Primarily because it is a restriction that 5e introduces that wasn't present in either 3e or 4e warlocks. I can't see introducing a new restriction as being somehow in harmony with a goal of inclusivity.
Even as far back as when the warlock was introduced in 3.5E, there was still the
implication that every warlock had a patron, even if there was mechanical enforcement of that. The same was true in 4E, with the exception of the vestige warlock (who killed 3.5E's binder class and took its stuff). We still have yet to see the 5E warlock in its entirety, so it's much too early to complain about what warlocks are forced to do.
It shouldn't be hard coded into either the crunch or the fluff for 5e, since it wasn't in either 3e or 4e, which makes up a good chunk of previous D&D players.
Clerics have gods. Warlocks have patrons. Depending on the table you're playing at, you may play a whole campaign without ever even having to specify who your god/patron is. At the moment I see no reason to expect 5E to deviate from this pattern. What's the problem?

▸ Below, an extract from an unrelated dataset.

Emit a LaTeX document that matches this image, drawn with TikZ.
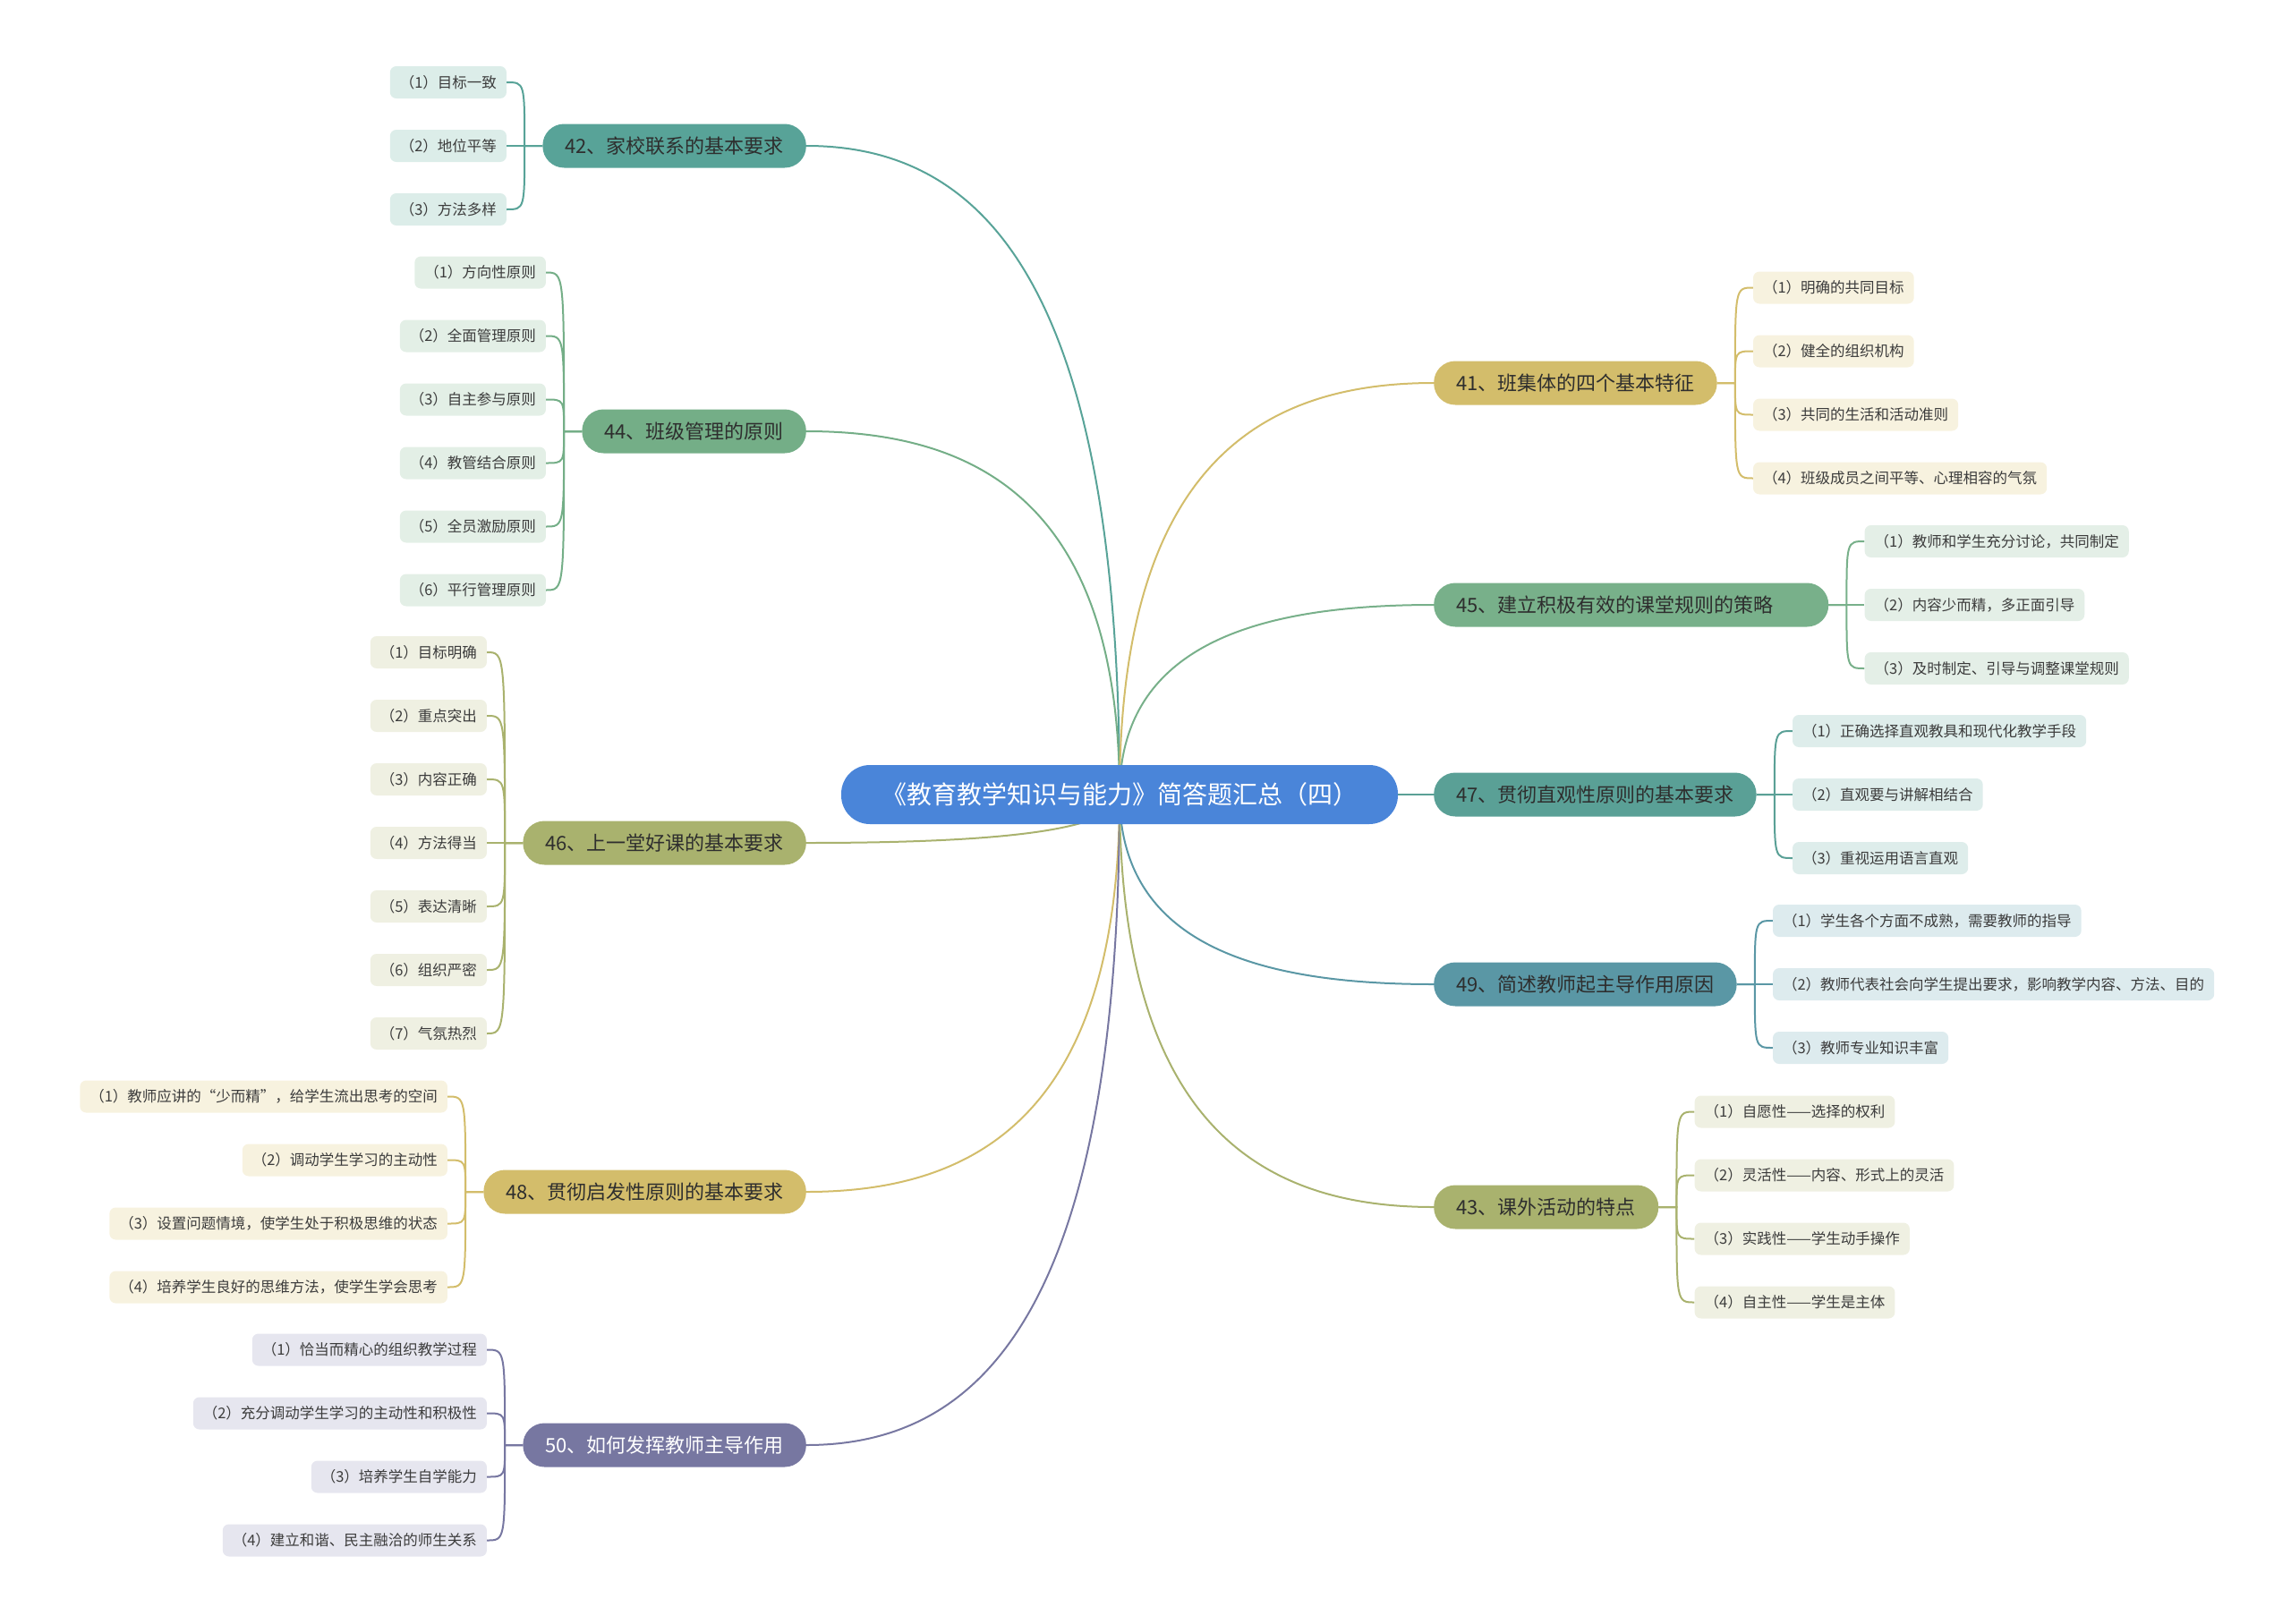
\documentclass[tikz,border=0pt]{standalone}
\usepackage{fontspec}
\setmainfont{Noto Sans CJK SC}
\usetikzlibrary{positioning, calc, backgrounds}
\definecolor{kroot}{HTML}{4A85D9}
\definecolor{ktxt}{HTML}{2E2E2E}
\definecolor{ksub}{HTML}{3C3C3C}
\definecolor{k41}{HTML}{D3BD6B}
\definecolor{k42}{HTML}{58A398}
\definecolor{k43}{HTML}{A9B26E}
\definecolor{k44}{HTML}{74AE87}
\definecolor{k45}{HTML}{78B08A}
\definecolor{k46}{HTML}{A9B26E}
\definecolor{k47}{HTML}{5AA096}
\definecolor{k48}{HTML}{D3BD6B}
\definecolor{k49}{HTML}{5A97A5}
\definecolor{k50}{HTML}{7777A1}
\definecolor{f41}{HTML}{F7F2DF}
\definecolor{f42}{HTML}{DCEDE9}
\definecolor{f43}{HTML}{EFF0E2}
\definecolor{f44}{HTML}{E3EFE6}
\definecolor{f45}{HTML}{E4EFE7}
\definecolor{f46}{HTML}{EFF0E2}
\definecolor{f47}{HTML}{DEEDEB}
\definecolor{f48}{HTML}{F7F2DF}
\definecolor{f49}{HTML}{DDEBEE}
\definecolor{f50}{HTML}{E6E6EF}

\begin{document}
\begin{tikzpicture}[x=1pt, y=-1pt,
    root/.style={fill=kroot, rounded corners=32pt, text=white, inner xsep=45pt,
                 inner ysep=0pt, minimum height=66pt, font=\fontsize{28}{32}\selectfont},
    main/.style={rounded corners=24pt, text=ktxt, inner xsep=25pt, inner ysep=0pt,
                 minimum height=49pt, font=\fontsize{22}{26}\selectfont},
    sub/.style={rounded corners=7pt, text=ksub, inner xsep=11pt, inner ysep=0pt,
                minimum height=36pt, font=\fontsize{16.5}{20}\selectfont},
    link/.style={line width=2pt}]
  \useasboundingbox (0,0) rectangle (2560,1815);

  \node[root] (c) at (1251,888) {《教育教学知识与能力》简答题汇总（四）};

  \node[main, fill=k41, anchor=west] (m41) at (1602,428) {41、班集体的四个基本特征};
  \node[main, fill=k45, anchor=west, text width=391pt, align=left] (m45) at (1602,676) {45、建立积极有效的课堂规则的策略};
  \node[main, fill=k47, anchor=west] (m47) at (1602,888) {47、贯彻直观性原则的基本要求};
  \node[main, fill=k49, anchor=west] (m49) at (1602,1100) {49、简述教师起主导作用原因};
  \node[main, fill=k43, anchor=west, minimum width=251pt] (m43) at (1602,1349) {43、课外活动的特点};

  \node[main, fill=k42, anchor=east] (m42) at (901,163) {42、家校联系的基本要求};
  \node[main, fill=k44, anchor=east] (m44) at (901,482) {44、班级管理的原则};
  \node[main, fill=k46, anchor=east] (m46) at (901,942) {46、上一堂好课的基本要求};
  \node[main, fill=k48, anchor=east] (m48) at (901,1332) {48、贯彻启发性原则的基本要求};
  \node[main, fill=k50, anchor=east, text=white] (m50) at (901,1615) {50、如何发挥教师主导作用};

  \foreach \m in {41,45,47,49,43}
    \coordinate (t\m) at ($(m\m.east)+(20,0)$);
  \foreach \m in {42,44,46,48,50}
    \coordinate (t\m) at ($(m\m.west)+(-20,0)$);

  \foreach \t [count=\i] in {{（1）明确的共同目标},{（2）健全的组织机构},{（3）共同的生活和活动准则},{（4）班级成员之间平等、心理相容的气氛}}
    \node[sub, fill=f41, anchor=west] (s41\i) at ($(m41.east)+(40,{71*(\i-2.5)})$) {\t};
  \foreach \t [count=\i] in {{（1）教师和学生充分讨论，共同制定},{（2）内容少而精，多正面引导},{（3）及时制定、引导与调整课堂规则}}
    \node[sub, fill=f45, anchor=west] (s45\i) at ($(m45.east)+(40,{71*(\i-2)})$) {\t};
  \foreach \t [count=\i] in {{（1）正确选择直观教具和现代化教学手段},{（2）直观要与讲解相结合},{（3）重视运用语言直观}}
    \node[sub, fill=f47, anchor=west] (s47\i) at ($(m47.east)+(40,{71*(\i-2)})$) {\t};
  \foreach \t [count=\i] in {{（1）学生各个方面不成熟，需要教师的指导},{（2）教师代表社会向学生提出要求，影响教学内容、方法、目的},{（3）教师专业知识丰富}}
    \node[sub, fill=f49, anchor=west] (s49\i) at ($(m49.east)+(40,{71*(\i-2)})$) {\t};
  \foreach \t [count=\i] in {{（1）自愿性——选择的权利},{（2）灵活性——内容、形式上的灵活},{（3）实践性——学生动手操作},{（4）自主性——学生是主体}}
    \node[sub, fill=f43, anchor=west] (s43\i) at ($(m43.east)+(40,{71*(\i-2.5)})$) {\t};

  \foreach \t [count=\i] in {{（1）目标一致},{（2）地位平等},{（3）方法多样}}
    \node[sub, fill=f42, anchor=east] (s42\i) at ($(m42.west)+(-40,{71*(\i-2)})$) {\t};
  \foreach \t [count=\i] in {{（1）方向性原则},{（2）全面管理原则},{（3）自主参与原则},{（4）教管结合原则},{（5）全员激励原则},{（6）平行管理原则}}
    \node[sub, fill=f44, anchor=east] (s44\i) at ($(m44.west)+(-40,{71*(\i-3.5)})$) {\t};
  \foreach \t [count=\i] in {{（1）目标明确},{（2）重点突出},{（3）内容正确},{（4）方法得当},{（5）表达清晰},{（6）组织严密},{（7）气氛热烈}}
    \node[sub, fill=f46, anchor=east] (s46\i) at ($(m46.west)+(-40,{71*(\i-4)})$) {\t};
  \foreach \t [count=\i] in {{（1）教师应讲的“少而精”，给学生流出思考的空间},{（2）调动学生学习的主动性},{（3）设置问题情境，使学生处于积极思维的状态},{（4）培养学生良好的思维方法，使学生学会思考}}
    \node[sub, fill=f48, anchor=east] (s48\i) at ($(m48.west)+(-40,{71*(\i-2.5)})$) {\t};
  \foreach \t [count=\i] in {{（1）恰当而精心的组织教学过程},{（2）充分调动学生学习的主动性和积极性},{（3）培养学生自学能力},{（4）建立和谐、民主融洽的师生关系}}
    \node[sub, fill=f50, anchor=east] (s50\i) at ($(m50.west)+(-40,{71*(\i-2.5)})$) {\t};

  \begin{pgfonlayer}{background}
    \foreach \m/\a in {42/east,44/east,46/east,48/east,50/east,41/west,45/west,47/west,49/west,43/west}
      \draw[link, color=k\m] (c.center) .. controls ($(c.center)!0.8!(c.center |- m\m.\a)$)
        and ($(m\m.\a)!0.55!(c.center |- m\m.\a)$) .. (m\m.\a);
    \foreach \m/\n/\a/\b in {41/4/east/west,45/3/east/west,47/3/east/west,49/3/east/west,43/4/east/west,
                            42/3/west/east,44/6/west/east,46/7/west/east,48/4/west/east,50/4/west/east}
      \foreach \i in {1,...,\n}
        \draw[link, color=k\m] (m\m.\a) -- (t\m) .. controls (t\m |- s\m\i.\b)
          and (t\m |- s\m\i.\b) .. (s\m\i.\b);
  \end{pgfonlayer}
\end{tikzpicture}
\end{document}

I can, easily. Read the original warlock entry in 3e Complete Arcane.
Also, it's worth noting that Mike Mearls himself had a warlock character in the livestream that didn't fit the description I'm reading in the 5e version. He was fiend pact, but his "pact" was some sort of connection to a more abstract infernal iron law concept. The other warlock we saw in the livestreams was a fey pact warlock who was trying to find a way to break his connection to his patron (or something similar).
The word "patron" certainly implies personification, but I think that might be a misnomer for the concept it represents anyway. I don't see any reason why the examples you've given couldn't be perfectly legitimate.